Sunsama sits in a deliberately narrow category. It is not a task manager, not a calendar app, and not a project tool. It exists for one thing: the 15-minute morning ritual of deciding what you are actually working on today and time-boxing it against your real calendar. If you have ever opened Asana, Todoist, GitHub Issues, and your calendar at once just to plan your morning, Sunsama is the answer to that fragmentation, it pulls everything into a single focused daily view.
What it does best
Turning scattered to-dos into one honest daily plan. Sunsama reaches into Todoist, Asana, Linear, GitHub, and others, then lets you drag the day's work into a single view and block time for each item on your calendar. The guided daily shutdown is the other half of the value: a short end-of-day review that builds a consistent habit of closing out the day and rolling unfinished work forward. The whole product is built around the ritual, not around storing tasks.

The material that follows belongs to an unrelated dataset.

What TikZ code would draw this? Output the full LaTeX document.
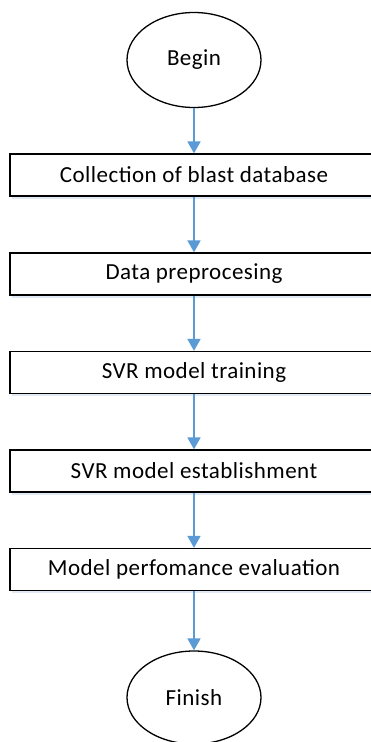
\documentclass[tikz,border=0pt]{standalone}
\usepackage{fontspec}
\setmainfont{Carlito}[LetterSpace=2]
\usetikzlibrary{shapes.geometric,arrows.meta}
\definecolor{arrowblue}{RGB}{91,155,213}
\definecolor{shadowblue}{RGB}{225,234,244}
\tikzset{
  stepbox/.style={draw=black, line width=1.3pt, fill=white, rectangle, minimum width=368pt, minimum height=42pt, inner sep=0pt, font=\fontsize{23}{27}\selectfont},
  termnode/.style={draw=black, line width=1.3pt, fill=white, ellipse, minimum width=134pt, minimum height=95pt, inner sep=0pt, font=\fontsize{23}{27}\selectfont},
  flowarrow/.style={draw=arrowblue, line width=1.8pt, -{Triangle[width=13pt,length=12pt]}},
  boxshadow/.style={fill=shadowblue, draw=none, rectangle, minimum width=368pt, minimum height=42pt}
}
\begin{document}
\begin{tikzpicture}[x=1pt,y=-1pt]
\useasboundingbox (0,0) rectangle (371,742);
\fill[white] (0,0) rectangle (371,742);
% shadows
\foreach \yy in {175,274,372.5,471,569.5}{
  \node[boxshadow] at (195.5,\yy+2.5) {};
}
\node[termnode] (begin) at (194,60) {Begin};
\node[stepbox] (s1) at (194,175) {Collection of blast database};
\node[stepbox] (s2) at (194,274) {Data preprocesing};
\node[stepbox] (s3) at (194,372.5) {SVR model training};
\node[stepbox] (s4) at (194,471) {SVR model establishment};
\node[stepbox] (s5) at (194,569.5) {Model perfomance evaluation};
\node[termnode, minimum height=93pt] (finish) at (194,697.5) {Finish};
\draw[flowarrow] (begin.south) -- (s1.north);
\draw[flowarrow] (s1.south) -- (s2.north);
\draw[flowarrow] (s2.south) -- (s3.north);
\draw[flowarrow] (s3.south) -- (s4.north);
\draw[flowarrow] (s4.south) -- (s5.north);
\draw[flowarrow] (s5.south) -- (finish.north);
\end{tikzpicture}
\end{document}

Pricing and what you actually get
Sunsama raised its price in 2026 for the first time in roughly five years, to $22/mo, month-to-month or $17/month billed annually. There is no free tier, but you get a 14-day trial with no card required, and the single plan includes everything: calendar integration, time tracking, recurring tasks, weekly objectives, and analytics. The upside of one plan is there is no feature gating to navigate. The downside is there is no cheap floor, you either use it daily or you waste the money.
Where it falls short
Sunsama rewards engagement and punishes neglect. It is a ritual product more than an automation product, so if you skip the morning planning session for a week the value evaporates and the subscription starts to feel expensive. The AI component is modest too, it is mostly scheduling assistance rather than content generation, so do not buy it expecting an AI writing layer. And the price increase narrows the case for anyone not already committed to a daily planning habit.
Who it's for
People who genuinely want a daily planning practice and will show up for it, especially knowledge workers juggling tasks across several tools who need one calm view each morning. If you want the software to plan and reschedule for you with less manual effort, Motion fits better. Sunsama is for those who find the manual ritual itself valuable, not those trying to avoid it.
Getting the most out of it
In the morning session, put a time estimate on every task you drag into the day. Sunsama blocks the matching slot on your calendar, which forces an honest reckoning with how much actually fits. Over a few weeks the weekly review surfaces where you consistently run over or under on certain task types, and that pattern data is the part most people overlook, it is the difference between a planner you check and a planner that teaches you how you really work.